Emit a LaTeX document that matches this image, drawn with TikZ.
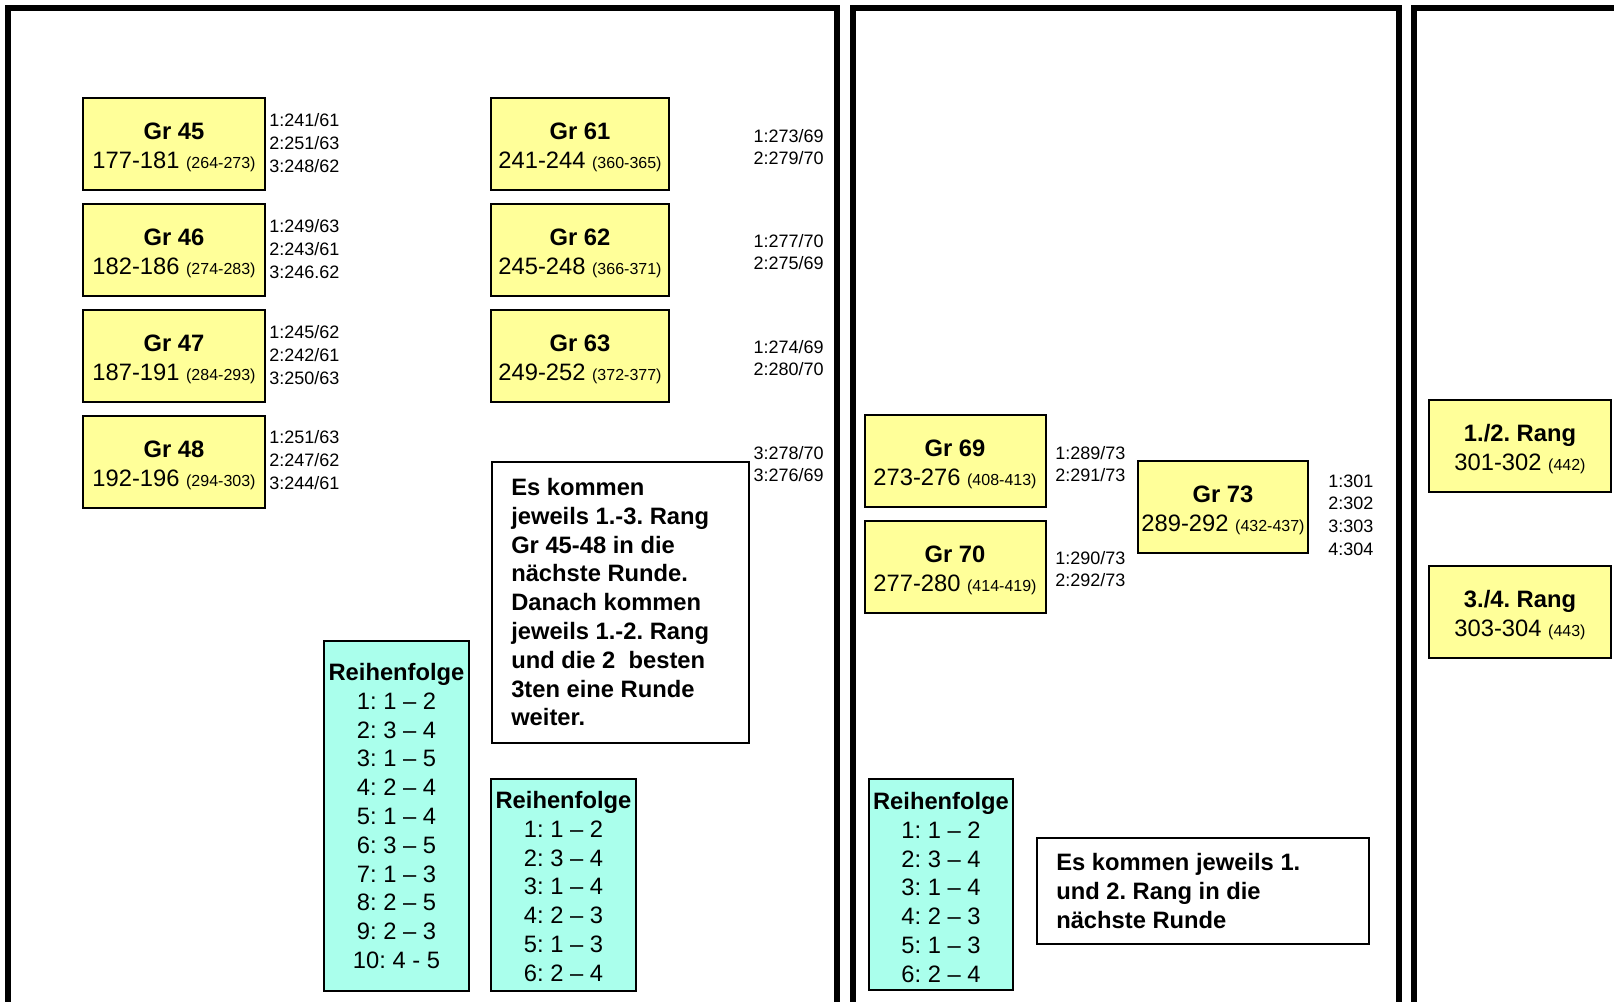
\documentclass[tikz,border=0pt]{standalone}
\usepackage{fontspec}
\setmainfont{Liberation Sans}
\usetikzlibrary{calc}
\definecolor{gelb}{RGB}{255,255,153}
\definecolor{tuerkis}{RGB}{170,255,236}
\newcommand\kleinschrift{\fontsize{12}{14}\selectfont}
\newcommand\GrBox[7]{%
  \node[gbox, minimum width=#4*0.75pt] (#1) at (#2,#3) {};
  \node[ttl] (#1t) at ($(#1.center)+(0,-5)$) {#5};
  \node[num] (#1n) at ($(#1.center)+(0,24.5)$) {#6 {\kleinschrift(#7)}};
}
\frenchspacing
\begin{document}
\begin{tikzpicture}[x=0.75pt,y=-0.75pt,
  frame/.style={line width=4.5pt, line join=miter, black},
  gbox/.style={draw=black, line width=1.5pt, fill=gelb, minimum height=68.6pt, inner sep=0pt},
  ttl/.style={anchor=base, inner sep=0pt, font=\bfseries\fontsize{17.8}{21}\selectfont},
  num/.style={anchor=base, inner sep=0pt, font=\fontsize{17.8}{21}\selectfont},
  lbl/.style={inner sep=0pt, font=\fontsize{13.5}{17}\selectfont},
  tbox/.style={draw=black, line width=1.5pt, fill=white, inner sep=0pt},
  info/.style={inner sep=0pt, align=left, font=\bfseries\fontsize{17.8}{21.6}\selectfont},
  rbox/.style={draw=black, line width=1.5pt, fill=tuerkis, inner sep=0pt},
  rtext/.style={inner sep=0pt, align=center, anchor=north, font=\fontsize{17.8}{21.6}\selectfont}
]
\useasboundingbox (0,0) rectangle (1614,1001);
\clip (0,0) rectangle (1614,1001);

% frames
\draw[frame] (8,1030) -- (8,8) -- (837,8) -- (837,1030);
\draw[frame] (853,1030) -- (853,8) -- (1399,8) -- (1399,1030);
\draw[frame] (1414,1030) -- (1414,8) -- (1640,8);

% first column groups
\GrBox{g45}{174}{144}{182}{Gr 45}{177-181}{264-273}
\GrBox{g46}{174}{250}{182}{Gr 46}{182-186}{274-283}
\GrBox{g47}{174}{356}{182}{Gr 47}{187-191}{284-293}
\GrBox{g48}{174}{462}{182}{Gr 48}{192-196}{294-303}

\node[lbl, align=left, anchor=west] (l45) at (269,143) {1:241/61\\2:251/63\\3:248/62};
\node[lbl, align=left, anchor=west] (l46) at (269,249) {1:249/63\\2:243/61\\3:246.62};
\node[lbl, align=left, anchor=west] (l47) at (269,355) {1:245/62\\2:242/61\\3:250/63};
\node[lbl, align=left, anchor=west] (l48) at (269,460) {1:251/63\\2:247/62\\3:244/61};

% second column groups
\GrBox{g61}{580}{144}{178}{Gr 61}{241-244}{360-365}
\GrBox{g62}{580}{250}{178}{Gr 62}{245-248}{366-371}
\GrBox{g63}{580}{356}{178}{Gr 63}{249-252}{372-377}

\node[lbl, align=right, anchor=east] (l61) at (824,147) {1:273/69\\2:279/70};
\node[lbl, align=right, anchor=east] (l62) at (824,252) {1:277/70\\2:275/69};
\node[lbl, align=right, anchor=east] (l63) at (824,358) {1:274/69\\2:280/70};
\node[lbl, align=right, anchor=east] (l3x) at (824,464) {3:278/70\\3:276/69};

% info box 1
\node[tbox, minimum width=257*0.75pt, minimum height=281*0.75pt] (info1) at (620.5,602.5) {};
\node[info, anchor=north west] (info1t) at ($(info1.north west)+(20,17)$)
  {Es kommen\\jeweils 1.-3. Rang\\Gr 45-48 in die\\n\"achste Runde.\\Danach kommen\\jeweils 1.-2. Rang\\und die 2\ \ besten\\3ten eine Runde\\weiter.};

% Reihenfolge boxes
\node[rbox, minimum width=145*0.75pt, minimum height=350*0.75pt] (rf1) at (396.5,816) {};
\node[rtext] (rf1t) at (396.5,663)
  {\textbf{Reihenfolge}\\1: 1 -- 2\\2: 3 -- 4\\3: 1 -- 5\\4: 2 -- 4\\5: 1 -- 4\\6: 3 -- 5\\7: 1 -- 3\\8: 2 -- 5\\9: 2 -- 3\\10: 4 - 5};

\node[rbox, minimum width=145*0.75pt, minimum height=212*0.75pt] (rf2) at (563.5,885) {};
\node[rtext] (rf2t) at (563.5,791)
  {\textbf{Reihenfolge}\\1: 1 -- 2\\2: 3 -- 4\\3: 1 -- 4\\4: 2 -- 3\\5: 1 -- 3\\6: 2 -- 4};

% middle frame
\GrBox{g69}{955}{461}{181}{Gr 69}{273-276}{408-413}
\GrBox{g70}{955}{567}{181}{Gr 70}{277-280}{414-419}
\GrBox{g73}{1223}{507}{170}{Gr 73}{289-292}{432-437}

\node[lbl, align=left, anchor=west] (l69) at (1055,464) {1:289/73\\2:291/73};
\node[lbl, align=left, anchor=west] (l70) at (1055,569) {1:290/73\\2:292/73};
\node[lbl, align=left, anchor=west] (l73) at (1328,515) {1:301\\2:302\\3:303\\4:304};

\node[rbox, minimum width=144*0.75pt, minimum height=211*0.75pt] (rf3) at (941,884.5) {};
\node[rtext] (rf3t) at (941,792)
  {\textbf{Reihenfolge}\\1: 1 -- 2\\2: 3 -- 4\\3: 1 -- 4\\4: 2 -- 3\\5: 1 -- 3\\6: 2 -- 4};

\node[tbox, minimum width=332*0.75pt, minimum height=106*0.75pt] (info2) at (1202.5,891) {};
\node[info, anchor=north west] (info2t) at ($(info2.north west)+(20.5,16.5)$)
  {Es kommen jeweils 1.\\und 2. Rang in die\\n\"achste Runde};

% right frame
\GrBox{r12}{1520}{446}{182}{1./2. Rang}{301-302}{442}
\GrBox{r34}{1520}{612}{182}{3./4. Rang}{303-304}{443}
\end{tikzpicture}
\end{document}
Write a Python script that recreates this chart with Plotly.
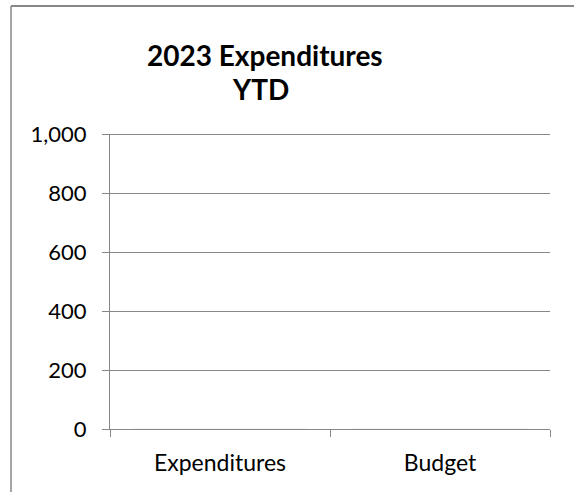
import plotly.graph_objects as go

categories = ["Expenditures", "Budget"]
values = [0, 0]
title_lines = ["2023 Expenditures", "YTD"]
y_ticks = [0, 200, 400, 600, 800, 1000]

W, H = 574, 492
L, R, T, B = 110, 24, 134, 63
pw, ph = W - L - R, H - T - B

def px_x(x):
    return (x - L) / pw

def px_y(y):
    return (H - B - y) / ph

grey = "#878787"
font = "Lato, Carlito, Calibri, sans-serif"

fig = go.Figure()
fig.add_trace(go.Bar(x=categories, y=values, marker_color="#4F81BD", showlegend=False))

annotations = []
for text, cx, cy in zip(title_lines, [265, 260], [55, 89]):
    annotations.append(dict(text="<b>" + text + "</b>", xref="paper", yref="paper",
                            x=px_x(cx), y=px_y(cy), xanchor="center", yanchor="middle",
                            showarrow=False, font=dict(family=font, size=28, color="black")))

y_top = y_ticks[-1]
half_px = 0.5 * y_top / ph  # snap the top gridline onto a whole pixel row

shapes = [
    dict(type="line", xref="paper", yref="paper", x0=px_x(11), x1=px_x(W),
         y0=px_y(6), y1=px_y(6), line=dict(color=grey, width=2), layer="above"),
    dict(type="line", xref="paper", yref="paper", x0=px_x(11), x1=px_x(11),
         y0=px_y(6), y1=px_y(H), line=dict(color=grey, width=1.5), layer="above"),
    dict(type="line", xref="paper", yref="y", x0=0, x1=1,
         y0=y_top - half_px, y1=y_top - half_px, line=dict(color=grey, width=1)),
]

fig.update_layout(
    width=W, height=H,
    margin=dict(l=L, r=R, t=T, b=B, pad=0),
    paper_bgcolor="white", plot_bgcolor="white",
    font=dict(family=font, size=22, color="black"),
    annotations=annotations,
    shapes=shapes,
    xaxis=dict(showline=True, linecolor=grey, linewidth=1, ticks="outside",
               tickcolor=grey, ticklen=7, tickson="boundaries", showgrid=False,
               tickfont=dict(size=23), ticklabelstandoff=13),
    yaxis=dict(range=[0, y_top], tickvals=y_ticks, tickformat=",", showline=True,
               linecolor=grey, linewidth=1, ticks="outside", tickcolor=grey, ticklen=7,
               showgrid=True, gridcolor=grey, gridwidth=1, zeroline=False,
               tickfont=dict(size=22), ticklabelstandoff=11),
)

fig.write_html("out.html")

┄┄┄┄┄┄┄┄┄┄┄┄┄┄┄┄┄┄┄┄

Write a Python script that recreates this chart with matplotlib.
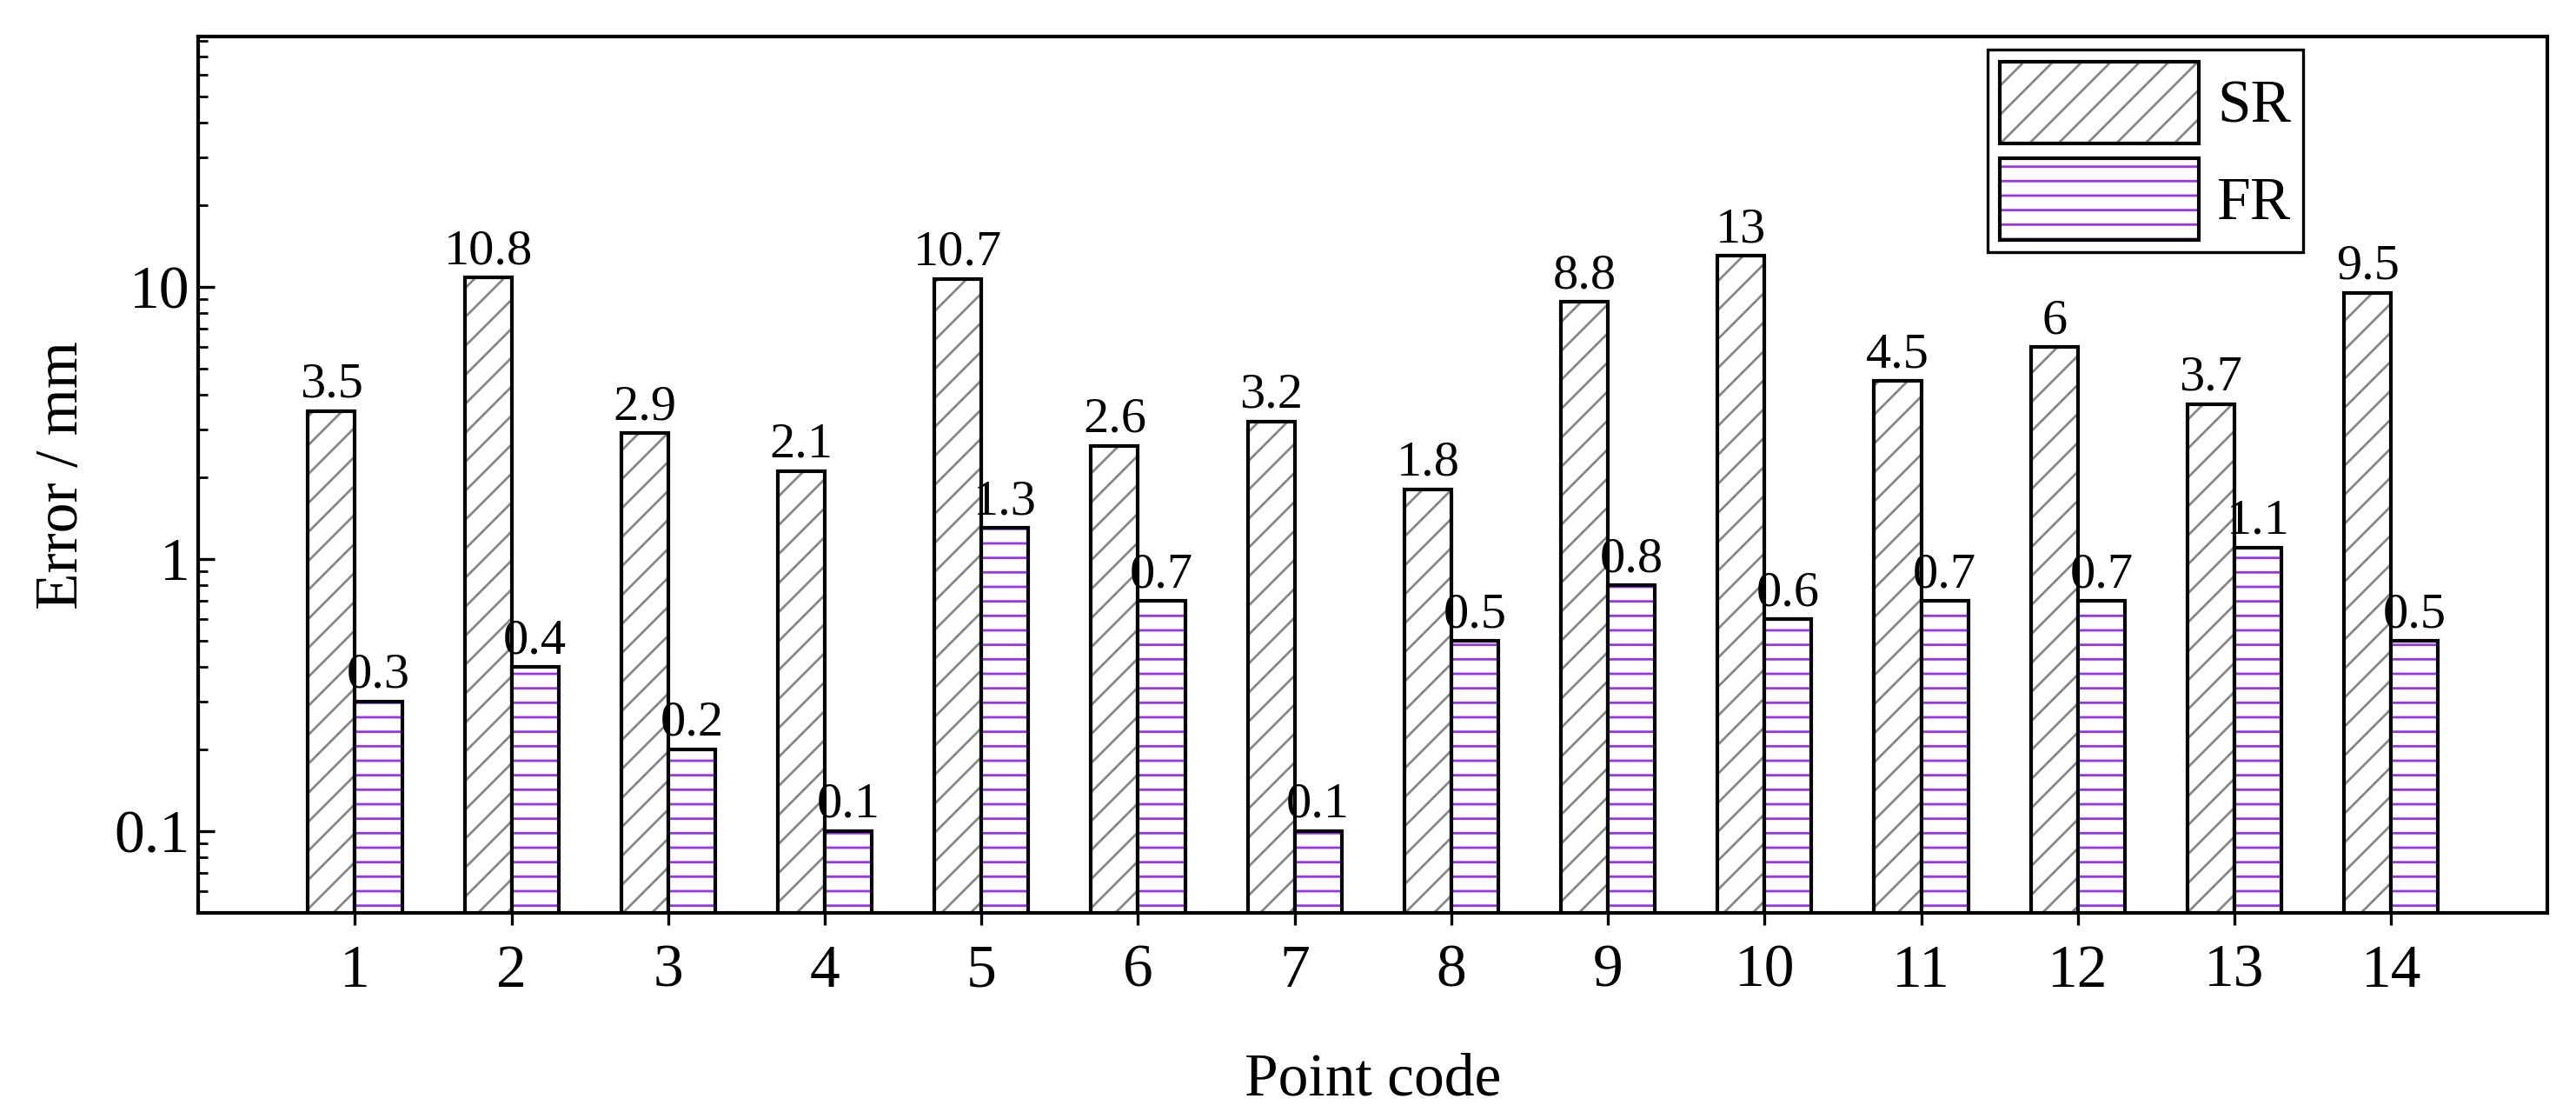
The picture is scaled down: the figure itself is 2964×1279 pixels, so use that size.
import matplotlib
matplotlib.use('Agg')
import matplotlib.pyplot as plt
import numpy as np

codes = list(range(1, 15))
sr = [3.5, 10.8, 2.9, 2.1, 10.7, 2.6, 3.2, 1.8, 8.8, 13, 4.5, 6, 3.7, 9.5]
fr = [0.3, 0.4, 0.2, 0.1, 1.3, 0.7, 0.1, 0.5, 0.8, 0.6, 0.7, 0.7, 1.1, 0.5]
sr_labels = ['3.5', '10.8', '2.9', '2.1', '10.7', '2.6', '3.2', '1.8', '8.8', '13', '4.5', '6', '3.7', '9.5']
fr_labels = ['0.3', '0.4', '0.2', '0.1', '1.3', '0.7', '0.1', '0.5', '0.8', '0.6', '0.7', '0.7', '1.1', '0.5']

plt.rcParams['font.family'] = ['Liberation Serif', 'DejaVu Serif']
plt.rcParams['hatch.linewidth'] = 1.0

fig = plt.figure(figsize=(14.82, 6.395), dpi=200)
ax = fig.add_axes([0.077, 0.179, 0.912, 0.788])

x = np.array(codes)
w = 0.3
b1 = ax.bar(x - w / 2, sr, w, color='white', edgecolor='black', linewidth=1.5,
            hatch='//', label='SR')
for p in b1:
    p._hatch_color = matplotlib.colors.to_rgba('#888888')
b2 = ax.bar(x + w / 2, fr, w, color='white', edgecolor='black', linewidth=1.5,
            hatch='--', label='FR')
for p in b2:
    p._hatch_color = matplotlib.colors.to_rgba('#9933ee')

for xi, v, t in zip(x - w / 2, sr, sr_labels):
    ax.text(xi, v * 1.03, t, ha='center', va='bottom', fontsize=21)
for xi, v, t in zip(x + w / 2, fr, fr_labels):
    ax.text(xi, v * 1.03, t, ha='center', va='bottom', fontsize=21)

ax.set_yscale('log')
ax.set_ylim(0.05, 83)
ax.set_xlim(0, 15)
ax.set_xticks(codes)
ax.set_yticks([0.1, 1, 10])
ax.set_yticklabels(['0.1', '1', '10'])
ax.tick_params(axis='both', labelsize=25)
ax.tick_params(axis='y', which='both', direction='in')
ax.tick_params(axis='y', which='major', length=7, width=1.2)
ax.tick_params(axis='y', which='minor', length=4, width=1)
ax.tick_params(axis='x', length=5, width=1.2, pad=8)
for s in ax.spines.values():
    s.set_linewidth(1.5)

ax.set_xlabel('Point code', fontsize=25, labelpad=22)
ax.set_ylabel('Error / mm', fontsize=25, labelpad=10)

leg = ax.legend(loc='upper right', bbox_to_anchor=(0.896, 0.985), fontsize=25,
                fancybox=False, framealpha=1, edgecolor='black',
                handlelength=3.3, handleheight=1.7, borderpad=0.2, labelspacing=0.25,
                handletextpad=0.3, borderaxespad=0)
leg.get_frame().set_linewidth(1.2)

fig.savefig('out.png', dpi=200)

┄┄┄┄┄┄┄┄┄┄┄┄┄┄┄┄┄┄┄┄

Set task: Of the lines above, retype only those from the line containing "The picture is" through the line containing "ax = fig.add_axes([0.077, 0.179, 0.912, 0.788])", including both, exactly.

Solution:
The picture is scaled down: the figure itself is 2964×1279 pixels, so use that size.
import matplotlib
matplotlib.use('Agg')
import matplotlib.pyplot as plt
import numpy as np

codes = list(range(1, 15))
sr = [3.5, 10.8, 2.9, 2.1, 10.7, 2.6, 3.2, 1.8, 8.8, 13, 4.5, 6, 3.7, 9.5]
fr = [0.3, 0.4, 0.2, 0.1, 1.3, 0.7, 0.1, 0.5, 0.8, 0.6, 0.7, 0.7, 1.1, 0.5]
sr_labels = ['3.5', '10.8', '2.9', '2.1', '10.7', '2.6', '3.2', '1.8', '8.8', '13', '4.5', '6', '3.7', '9.5']
fr_labels = ['0.3', '0.4', '0.2', '0.1', '1.3', '0.7', '0.1', '0.5', '0.8', '0.6', '0.7', '0.7', '1.1', '0.5']

plt.rcParams['font.family'] = ['Liberation Serif', 'DejaVu Serif']
plt.rcParams['hatch.linewidth'] = 1.0

fig = plt.figure(figsize=(14.82, 6.395), dpi=200)
ax = fig.add_axes([0.077, 0.179, 0.912, 0.788])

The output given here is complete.